>> START DATA SHOWN

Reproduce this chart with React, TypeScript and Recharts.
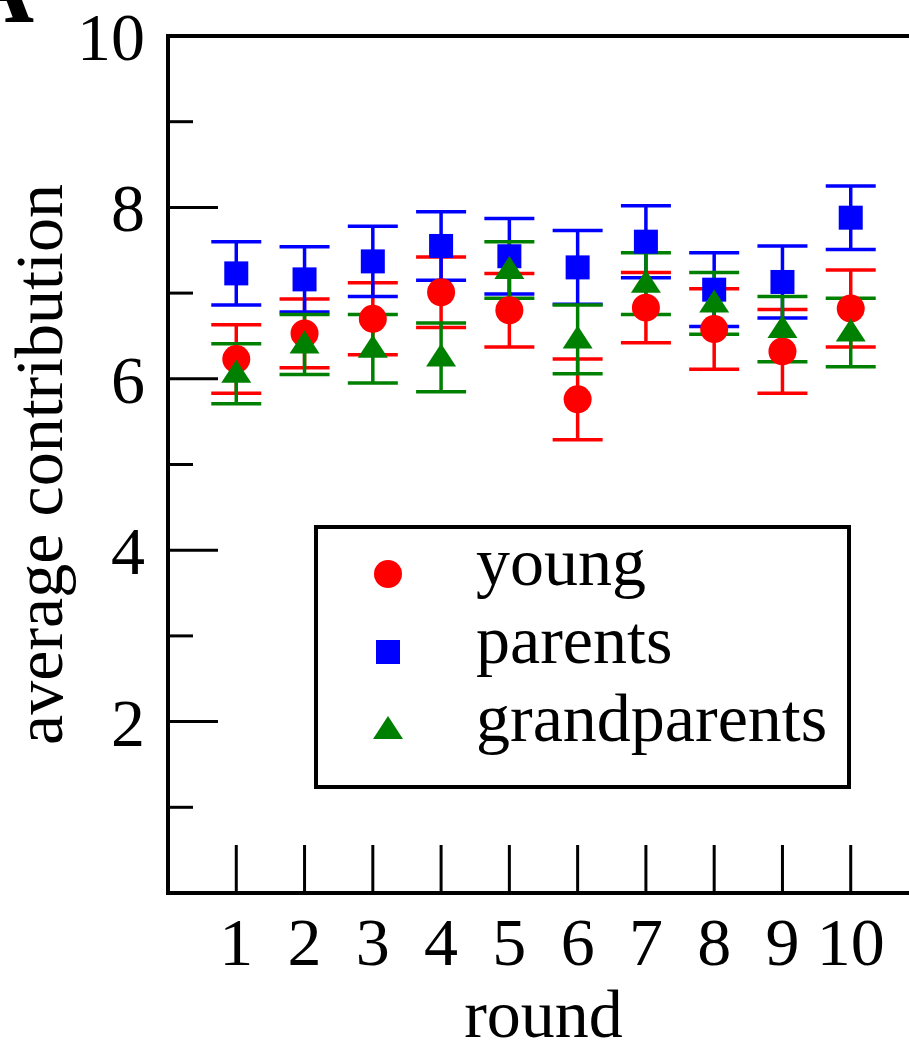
import React from "react";
import { ScatterChart, Scatter, XAxis, YAxis, ErrorBar, Legend } from "recharts";

const rounds = [1, 2, 3, 4, 5, 6, 7, 8, 9, 10];
const youngMean = [6.23, 6.53, 6.7, 7.01, 6.8, 5.76, 6.83, 6.58, 6.32, 6.82];
const youngErr = [0.4, 0.4, 0.42, 0.41, 0.43, 0.47, 0.41, 0.47, 0.49, 0.45];
const parentsMean = [7.23, 7.16, 7.37, 7.55, 7.43, 7.3, 7.6, 7.04, 7.13, 7.88];
const parentsErr = [0.37, 0.38, 0.41, 0.4, 0.44, 0.43, 0.42, 0.43, 0.42, 0.37];
const grandMean = [6.06, 6.4, 6.35, 6.25, 7.27, 6.46, 7.11, 6.88, 6.58, 6.54];
const grandErr = [0.35, 0.35, 0.4, 0.4, 0.33, 0.4, 0.36, 0.36, 0.38, 0.4];

const yTicks = [0, 1, 2, 3, 4, 5, 6, 7, 8, 9, 10];
const yLabels = [2, 4, 6, 8, 10];
const seriesNames = ["young", "parents", "grandparents"];
const seriesColors = ["#ff0000", "#0000ff", "#008000"];

const serif: React.CSSProperties = { fontFamily: "Liberation Serif", fontSize: 68 };

const toRows = (mean: number[], err: number[]) =>
  rounds.map((r, i) => ({ round: r, value: mean[i], err: err[i] }));

const youngData = toRows(youngMean, youngErr);
const parentsData = toRows(parentsMean, parentsErr);
const grandData = toRows(grandMean, grandErr);

// marker shapes
const Dot = ({ cx, cy }: any) => <circle cx={cx} cy={cy} r={14} fill={seriesColors[0]} />;
const Square = ({ cx, cy }: any) => (
  <rect x={cx - 12} y={cy - 12} width={24} height={24} fill={seriesColors[1]} />
);
const Tri = ({ cx, cy }: any) => (
  <polygon points={`${cx},${cy - 14} ${cx - 15},${cy + 9} ${cx + 15},${cy + 9}`} fill={seriesColors[2]} />
);
const markers = [Dot, Square, Tri];

// ticks point inwards, labels sit outside
const LeftTick = ({ x, y, payload }: any) => {
  const v = payload.value;
  const len = v % 2 === 0 ? 50 : 25;
  return (
    <g>
      <line x1={x} y1={y} x2={x + len} y2={y} stroke="#000" strokeWidth={3} />
      {yLabels.includes(v) && (
        <text x={x - 23} y={y + 24} textAnchor="end" style={serif} fill="#000">
          {v}
        </text>
      )}
    </g>
  );
};

const RightTick = ({ x, y, payload }: any) => {
  const len = payload.value % 2 === 0 ? 50 : 25;
  return <line x1={x} y1={y} x2={x - len} y2={y} stroke="#000" strokeWidth={3} />;
};

const BottomTick = ({ x, y, payload }: any) => (
  <g>
    <line x1={x} y1={y} x2={x} y2={y - 48} stroke="#000" strokeWidth={3} />
    <text x={x} y={y + 72} textAnchor="middle" style={serif} fill="#000">
      {payload.value}
    </text>
  </g>
);

const TopTick = ({ x, y }: any) => <line x1={x} y1={y} x2={x} y2={y + 48} stroke="#000" strokeWidth={3} />;

const XLabel = ({ viewBox }: any) => (
  <text x={viewBox.x + viewBox.width / 2} y={viewBox.y + 144} textAnchor="middle" style={serif} fill="#000">
    round
  </text>
);

const YLabel = ({ viewBox }: any) => {
  const cx = viewBox.x + 4;
  const cy = viewBox.y + viewBox.height / 2;
  return (
    <text x={cx} y={cy} transform={`rotate(-90 ${cx} ${cy})`} textAnchor="middle" style={serif} fill="#000">
      average contribution
    </text>
  );
};

const LegendBox = () => (
  <svg width={537} height={264} style={{ display: "block", overflow: "visible" }}>
    <rect x={2} y={2} width={533} height={260} fill="#fff" stroke="#000" strokeWidth={4} />
    {seriesNames.map((name, i) => {
      const Marker = markers[i];
      const base = 60 + i * 78;
      return (
        <g key={name}>
          <Marker cx={74} cy={base - 11} />
          <text x={162} y={base} style={serif} fill="#000">
            {name}
          </text>
        </g>
      );
    })}
  </svg>
);

const axisStroke = { stroke: "#000", strokeWidth: 4, strokeLinecap: "square" as const };

const App = () => {
  return (
    <div style={{ position: "absolute", left: 0, top: 0, width: 909, height: 1043, overflow: "hidden", background: "#fff" }}>
      {/* panel letter, mostly cut off by the top edge */}
      <svg width={60} height={30} style={{ position: "absolute", left: 0, top: 0 }}>
        <text x={34} y={22} textAnchor="end" style={{ fontFamily: "Liberation Serif", fontSize: 96, fontWeight: "bold" }} fill="#000">
          A
        </text>
      </svg>
      <ScatterChart width={929} height={1043} margin={{ top: 26, right: 0, bottom: 0, left: 58 }}>
        <XAxis
          type="number"
          dataKey="round"
          domain={[0, 11]}
          ticks={rounds}
          interval={0}
          height={150}
          axisLine={axisStroke}
          tickLine={false}
          tickSize={0}
          tickMargin={0}
          tick={<BottomTick />}
          label={<XLabel />}
        />
        <XAxis
          xAxisId="top"
          orientation="top"
          type="number"
          domain={[0, 11]}
          ticks={rounds}
          interval={0}
          height={10}
          axisLine={axisStroke}
          tickLine={false}
          tickSize={0}
          tickMargin={0}
          tick={<TopTick />}
        />
        <YAxis
          type="number"
          dataKey="value"
          domain={[0, 10]}
          ticks={yTicks}
          interval={0}
          width={110}
          axisLine={axisStroke}
          tickLine={false}
          tickSize={0}
          tickMargin={0}
          tick={<LeftTick />}
          label={<YLabel />}
        />
        <YAxis
          yAxisId="right"
          orientation="right"
          type="number"
          domain={[0, 10]}
          ticks={yTicks}
          interval={0}
          width={10}
          axisLine={axisStroke}
          tickLine={false}
          tickSize={0}
          tickMargin={0}
          tick={<RightTick />}
        />
        <Legend
          layout="vertical"
          align="center"
          verticalAlign="middle"
          content={<LegendBox />}
          wrapperStyle={{ position: "absolute", left: 314, top: 525, width: 537, height: 264 }}
        />
        <Scatter name={seriesNames[0]} data={youngData} fill={seriesColors[0]} shape={<Dot />} isAnimationActive={false}>
          <ErrorBar dataKey="err" direction="y" width={25} stroke={seriesColors[0]} strokeWidth={3.5} isAnimationActive={false} />
        </Scatter>
        <Scatter name={seriesNames[1]} data={parentsData} fill={seriesColors[1]} shape={<Square />} isAnimationActive={false}>
          <ErrorBar dataKey="err" direction="y" width={25} stroke={seriesColors[1]} strokeWidth={3.5} isAnimationActive={false} />
        </Scatter>
        <Scatter name={seriesNames[2]} data={grandData} fill={seriesColors[2]} shape={<Tri />} isAnimationActive={false}>
          <ErrorBar dataKey="err" direction="y" width={25} stroke={seriesColors[2]} strokeWidth={3.5} isAnimationActive={false} />
        </Scatter>
      </ScatterChart>
    </div>
  );
};

export default App;
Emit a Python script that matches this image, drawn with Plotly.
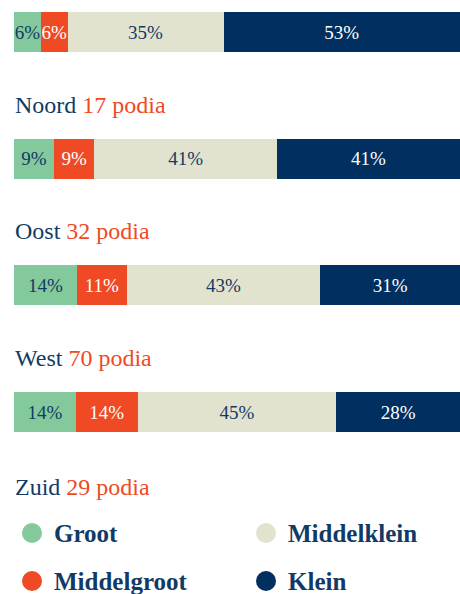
import plotly.graph_objects as go

regions = ["Noord", "Oost", "West", "Zuid"]
podia = [17, 32, 70, 29]
categories = ["Groot", "Middelgroot", "Middelklein", "Klein"]
groot = [6, 9, 14, 14]
middelgroot = [6, 9, 11, 14]
middelklein = [35, 41, 43, 45]
klein = [53, 41, 31, 28]

series = [groot, middelgroot, middelklein, klein]
colors = ["#83c99c", "#ef4a24", "#e2e3ce", "#012f5f"]
text_colors = ["#123a66", "#ffffff", "#123a66", "#ffffff"]
NAVY = "#123a66"
RED = "#ef4a24"
FONT = "Liberation Serif"

W, H = 460, 594
ypos = list(range(len(regions)))

def px(x):
    return x / W

def py(y):
    return 1 - y / H

fig = go.Figure()
for name, vals, c, tc in zip(categories, series, colors, text_colors):
    fig.add_trace(go.Bar(
        y=ypos, x=vals, name=name, orientation="h",
        marker=dict(color=c, line=dict(width=0)),
        width=0.316,
        text=[f"{v}%" for v in vals],
        textposition="inside", insidetextanchor="middle",
        textangle=0,
        textfont=dict(family=FONT, size=19, color=tc),
        constraintext="none",
        hoverinfo="skip", showlegend=False,
    ))

# region labels below bars
label_py = [105, 231, 358, 487]
for r, p, ly in zip(regions, podia, label_py):
    fig.add_annotation(
        xref="paper", yref="paper", x=px(13), y=py(ly),
        xanchor="left", yanchor="middle", showarrow=False,
        text=f"{r} <span style='color:{RED}'>{p} podia</span>",
        font=dict(family=FONT, size=24, color=NAVY),
    )

# legend
leg_pos = [(32, 533), (32, 581), (266, 533), (266, 581)]
for name, c, (cx, cy) in zip(categories, colors, leg_pos):
    r = 10
    fig.add_shape(type="circle", xref="paper", yref="paper",
                  x0=px(cx - r), x1=px(cx + r),
                  y0=py(cy + r), y1=py(cy - r),
                  fillcolor=c, line=dict(width=0))
    fig.add_annotation(
        xref="paper", yref="paper", x=px(cx + 20), y=py(cy),
        xanchor="left", yanchor="middle", showarrow=False,
        text=f"<b>{name}</b>",
        font=dict(family=FONT, size=25, color=NAVY),
    )

bar_top_c = 32
bar_bot_c = 412
step = (bar_bot_c - bar_top_c) / 3

fig.update_layout(
    width=W, height=H,
    margin=dict(l=0, r=0, t=0, b=0),
    barmode="stack", barnorm="percent",
    bargap=0,
    plot_bgcolor="white", paper_bgcolor="white",
    uniformtext=dict(minsize=19, mode="show"),
    xaxis=dict(range=[-100 * 14 / 446, 100], visible=False, fixedrange=True),
    yaxis=dict(range=[3 + (H - bar_bot_c) / step, -bar_top_c / step],
               visible=False, fixedrange=True),
)

fig.write_html(
    "out.html",
    config={"displayModeBar": False, "staticPlot": True},
    post_script="document.body.style.margin='0';document.body.style.overflow='hidden';",
)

>> END DATA SHOWN

DIRECTIONS
Repeat the records above exactly, from the first line through the line containing "YAxis, ErrorBar, Legend", and leave out the pictures.

COMPLETE OUTPUT
Reproduce this chart with React, TypeScript and Recharts.
import React from "react";
import { ScatterChart, Scatter, XAxis, YAxis, ErrorBar, Legend } from "recharts";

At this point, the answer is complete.